433 U.S. at 127-28, 97 S.Ct. at 2538-39.


The Pell-Jones rationale was reaffirmed in Bell v. Wolfish, where the Court sustained a variety of regulations and internal practices utilized in a federally-operated custodial facility in New York. Again the Court found no evidence of an "exaggerated response" by prison officials. With regard to those rules that directly affected inmate first amendment rights the Court found them acceptable as long as they were reasonable and operated "in a neutral fashion without regard to the content of the expression." 441 U.S. at 551, 99 S.Ct. at 1880-81, (quoting Cruz v. Beto, 405 U.S. 319, 321, 92 S.Ct. 1079, 1081, 31 L.Ed.2d 263 (1972)).



Although "a prisoner does not shed his first amendment rights at the prison portals," Brown v. Peyton, 437 F.2d 1228, 1230 (4th Cir.1971), it is equally true that "lawful incarceration brings about the necessary withdrawal or limitation of many privileges and rights." Price v. Johnson, 334 U.S. 266, 68 S.Ct. 1049, 92 L.Ed. 1356 (1948).
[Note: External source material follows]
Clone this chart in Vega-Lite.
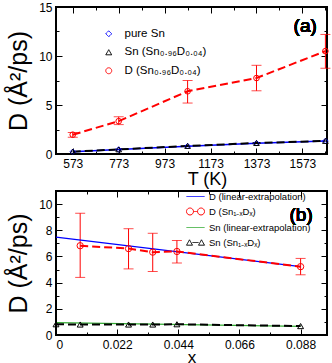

The question of whether a challenged regulation falls within the range of constitutionally permissible limitations turns in large measure upon the level of appropriate judicial scrutiny. Assuming, arguendo, that a regulation restricting communication between two prisoners must satisfy the Procunier formulation of embodying a substantial state interest while imposing no greater restriction than necessary, the ultimate burdens of production and persuasion with regard to the rule's validity remain linked to the degree of deference accorded the rulemaker.
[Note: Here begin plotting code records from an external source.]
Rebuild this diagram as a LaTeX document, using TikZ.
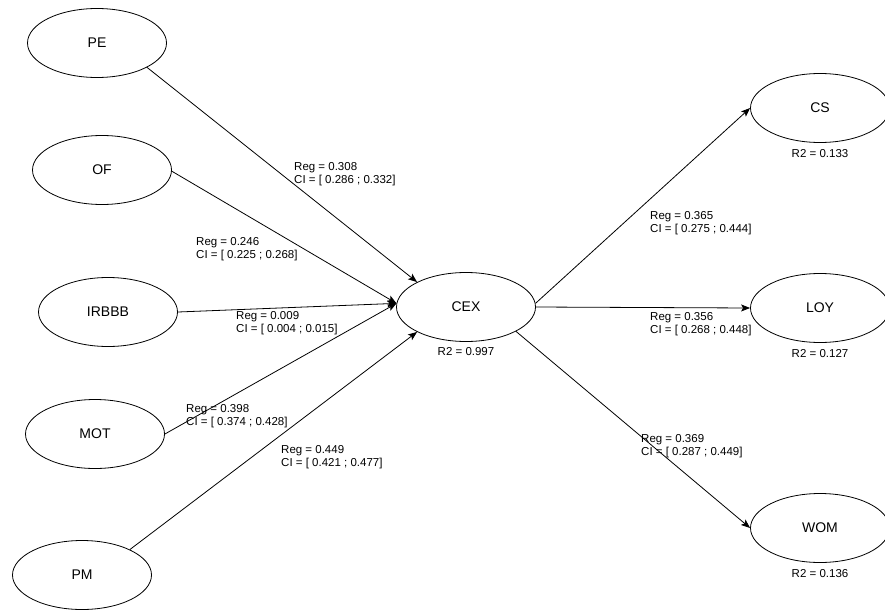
\documentclass[tikz,border=0pt]{standalone}
\usepackage{fontspec}
\setmainfont{Liberation Sans}
\usetikzlibrary{shapes.geometric,arrows.meta}

\begin{document}
\begin{tikzpicture}[x=1pt,y=-1pt,
  construct/.style={draw,ellipse,line width=0.8pt,minimum width=139pt,minimum height=69pt,
    inner sep=0pt,font=\fontsize{14}{16}\selectfont},
  pathway/.style={-{Stealth[length=9pt,width=7pt,inset=2pt]},line width=0.8pt},
  coef/.style={anchor=west,align=left,inner sep=0pt,font=\fontsize{11.5}{13}\selectfont},
  rsq/.style={inner sep=0pt,font=\fontsize{11.5}{13}\selectfont}]

  % One unit = one pixel of the original drawing, y pointing down
  \fill[white] (0,0) rectangle (885,610);
  \useasboundingbox (0,0) rectangle (885,610);

  % Exogenous constructs, stacked on the left
  \foreach \name/\x/\y in {PE/97/43, OF/102/170, IRBBB/108/312, MOT/95/434, PM/82/575}
    \node[construct] (\name) at (\x,\y) {\name};

  % Central construct
  \node[construct] (CEX) at (466,307) {CEX};
  \node[rsq] (rCEX) at (466,352) {R2 = 0.997};

  % Outcome constructs on the right (cut by the page edge)
  \foreach \name/\y/\rr in {CS/108/0.133, LOY/308/0.127, WOM/528/0.136} {
    \node[construct] (\name) at (820,\y) {\name};
    \node[rsq] (r\name) at (820,\y+46) {R2 = \rr};
  }

  % Paths into CEX
  \draw[pathway] (PE.-26)     -- (CEX.153);
  \draw[pathway] (OF.-1)      -- (CEX.177);
  \draw[pathway] (IRBBB.east) -- (CEX.177);
  \draw[pathway] (MOT.east)   -- (CEX.177);
  \draw[pathway] (PM.28)      -- (CEX.207);

  % Paths out of CEX
  \draw[pathway] (CEX.3)   -- (CS.west);
  \draw[pathway] (CEX.east) -- (LOY.west);
  \draw[pathway] (CEX.-26) -- (WOM.west);

  % Path coefficients with their intervals
  \foreach \name/\x/\y/\reg/\lo/\hi in {
      PE/294/174.5/0.308/0.286/0.332,
      OF/196/249.5/0.246/0.225/0.268,
      IRBBB/236/323/0.009/0.004/0.015,
      MOT/186/416/0.398/0.374/0.428,
      PM/281/457/0.449/0.421/0.477,
      CS/650/223.5/0.365/0.275/0.444,
      LOY/650/324.5/0.356/0.268/0.448,
      WOM/641/446/0.369/0.287/0.449}
    \node[coef] (l\name) at (\x,\y) {Reg = \reg\\CI = [ \lo{} ; \hi]};

\end{tikzpicture}
\end{document}
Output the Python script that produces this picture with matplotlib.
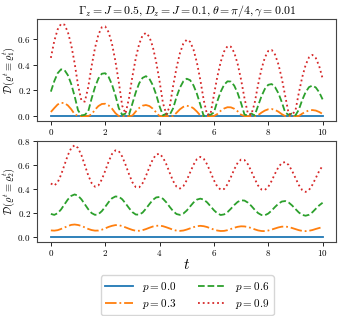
import matplotlib
matplotlib.use("Agg")
import matplotlib.pyplot as plt
import numpy as np

plt.rcParams["font.family"] = "serif"
plt.rcParams["font.serif"] = ["cmr10"]
plt.rcParams["mathtext.fontset"] = "cm"
plt.rcParams["axes.formatter.use_mathtext"] = True

# time grid (step 0.125)
t = np.linspace(0, 10, 81)
p_labels = ["$p = 0.0$", "$p = 0.3$", "$p = 0.6$", "$p = 0.9$"]

# top panel: D(rho^t = rho_1^t)
top_p00 = np.zeros(81)
top_p03 = [
    .032, .062, .090, .103, .101, .083, .053, .015, .000, .000,
    .000, .000, .014, .050, .078, .094, .096, .083, .058, .023,
    .000, .000, .000, .000, .004, .036, .063, .081, .086, .078,
    .058, .029, .000, .000, .000, .000, .000, .026, .053, .072,
    .080, .076, .060, .035, .005, .000, .000, .000, .000, .016,
    .041, .059, .069, .068, .057, .037, .011, .000, .000, .000,
    .000, .007, .027, .043, .053, .055, .048, .034, .015, .000,
    .000, .000, .000, .001, .019, .034, .044, .047, .043, .032,
    .017]
top_p06 = [
    .190, .271, .333, .363, .358, .318, .249, .154, .045, .005,
    .010, .036, .137, .226, .292, .329, .333, .304, .245, .161,
    .062, .010, .020, .010, .097, .185, .255, .297, .310, .290,
    .241, .167, .076, .005, .020, .010, .061, .149, .221, .270,
    .290, .279, .238, .173, .089, .000, .015, .010, .028, .115,
    .189, .243, .270, .268, .236, .178, .101, .012, .005, .020,
    .005, .080, .154, .211, .243, .249, .225, .177, .108, .027,
    .010, .020, .005, .050, .125, .186, .225, .237, .222, .185,
    .130]
top_p09 = [
    .452, .583, .673, .716, .710, .653, .551, .410, .240, .120,
    .112, .225, .389, .530, .633, .690, .696, .652, .560, .427,
    .263, .080, .020, .140, .307, .451, .560, .627, .646, .616,
    .539, .421, .271, .101, .015, .074, .235, .376, .489, .563,
    .593, .577, .516, .415, .281, .124, .010, .015, .164, .305,
    .421, .502, .543, .539, .492, .404, .283, .139, .020, .010,
    .102, .244, .365, .455, .506, .514, .478, .401, .291, .155,
    .020, .010, .042, .180, .302, .397, .456, .475, .451, .388,
    .292]

# bottom panel: D(rho^t = rho_2^t)
bot_p00 = np.zeros(81)
bot_p03 = [
    .056, .054, .058, .068, .080, .092, .102, .105, .101, .093,
    .081, .068, .059, .054, .055, .062, .073, .085, .094, .100,
    .099, .092, .081, .070, .060, .053, .053, .058, .067, .078,
    .088, .094, .096, .091, .082, .072, .061, .054, .052, .055,
    .063, .073, .083, .091, .094, .091, .084, .073, .063, .055,
    .051, .052, .058, .068, .078, .086, .090, .089, .084, .076,
    .065, .056, .051, .050, .055, .063, .072, .081, .087, .088,
    .084, .076, .067, .058, .052, .050, .053, .059, .068, .076,
    .083]
bot_p06 = [
    .193, .185, .199, .230, .272, .313, .343, .355, .344, .314,
    .273, .232, .200, .185, .191, .216, .252, .291, .323, .338,
    .336, .315, .280, .242, .208, .188, .187, .204, .237, .274,
    .309, .330, .334, .319, .289, .251, .216, .192, .185, .196,
    .221, .255, .288, .312, .320, .312, .289, .257, .224, .198,
    .184, .189, .208, .236, .267, .293, .306, .304, .287, .260,
    .228, .200, .184, .182, .196, .221, .251, .278, .296, .300,
    .288, .264, .234, .205, .185, .178, .186, .207, .236, .264,
    .286]
bot_p09 = [
    .446, .429, .455, .518, .600, .681, .741, .764, .741, .681,
    .598, .514, .449, .419, .430, .479, .551, .628, .691, .721,
    .715, .670, .601, .524, .456, .416, .414, .448, .509, .581,
    .646, .687, .693, .662, .605, .534, .466, .419, .404, .424,
    .473, .538, .602, .649, .667, .651, .605, .540, .473, .420,
    .394, .400, .439, .499, .564, .618, .645, .641, .606, .549,
    .485, .429, .396, .392, .418, .468, .528, .582, .617, .624,
    .600, .552, .492, .433, .391, .376, .392, .435, .492, .550,
    .593]

styles = ["-", "-.", "--", ":"]
colors = ["tab:blue", "tab:orange", "tab:green", "tab:red"]

fig = plt.figure(figsize=(3.42, 3.16), dpi=100)
ax1 = fig.add_axes([0.109, 0.618, 0.874, 0.321])
ax2 = fig.add_axes([0.109, 0.235, 0.874, 0.320])

for ax, series in [(ax1, [top_p00, top_p03, top_p06, top_p09]),
                   (ax2, [bot_p00, bot_p03, bot_p06, bot_p09])]:
    for y, ls, c, lab in zip(series, styles, colors, p_labels):
        ax.plot(t, y, ls, color=c, lw=1.3, label=lab)
    ax.tick_params(labelsize=6.5, length=3, width=0.6, pad=1.8)
    for s in ax.spines.values():
        s.set_linewidth(0.8)
        s.set_color("#444444")

ax1.set_yticks([0.0, 0.2, 0.4, 0.6])
ax2.set_yticks([0.0, 0.2, 0.4, 0.6, 0.8])
ax1.set_ylabel(r"$\mathcal{D}(\varrho^t \equiv \varrho^t_1)$", fontsize=7.5)
ax2.set_ylabel(r"$\mathcal{D}(\varrho^t \equiv \varrho^t_2)$", fontsize=7.5)
ax1.yaxis.set_label_coords(-0.068, 0.5)
ax2.yaxis.set_label_coords(-0.068, 0.5)
ax1.set_title(r"$\Gamma_z = J = 0.5, D_z = J = 0.1, \theta = \pi/4, \gamma = 0.01$",
              fontsize=8.5, pad=3)
ax2.set_xlabel(r"$t$", fontsize=11, labelpad=0)

handles, labels = ax2.get_legend_handles_labels()
fig.legend(handles, labels, loc="upper center", bbox_to_anchor=(0.547, 0.146),
           ncol=2, fontsize=8, handlelength=2.5, columnspacing=2.0,
           borderpad=0.4, labelspacing=0.25)

fig.savefig("out.png", dpi=100)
We conclude that a two-part synthesis has emerged from the Procunier, Pell, Jones and Bell decisions. If a penal regulation either intrudes upon the first amendment rights of non-prisoners or constitutes a total denial of an inmate's right to free speech, including any possible alternative means of exercising that right, then the state must satisfy the Procunier strict scrutiny requirement. The burden of demonstrating both the substantial state interest and the absence of a less restrictive alternative rests upon the proponent of the rule. If, however, the rule operates only as a limitation on a prisoner's first amendment rights, then the judicial deference normally accorded prison officials will in most instances defeat a claim of overbreadth. The court's inquiry is directed not toward whether the state has demonstrated an absence of less restrictive alternatives but whether the inmate challenging the regulation has shown by substantial evidence that the state has exaggerated its response to an institutional problem.4


Applying this rationale to the facts of the present case we find no substantive constitutional defect in DGL 851. The rule imposes certain limitations on one manner in which an inmate may exercise his first amendment rights. It does not, however, operate as an absolute denial of free speech. Nor does it affect the rights of nonprisoners. It must, therefore, be construed as a "time, place and manner" regulation of the type sustained in Pell.5


As a limitation on speech rather than a total denial of that first amendment right, the rule must be upheld if it is rationally related to the legitimate penological objectives of the penal institution. We conclude that DGL 851 is such a reasonable response to valid concerns relating to institutional security. The Department has articulated its need to impose a limit on the flow of information between inmates as a means of reducing institutional tensions and impeding the exchange of communication relating to unlawful activity. We have no reason to believe that this position is not an accurate depiction of the requirements of penal administration.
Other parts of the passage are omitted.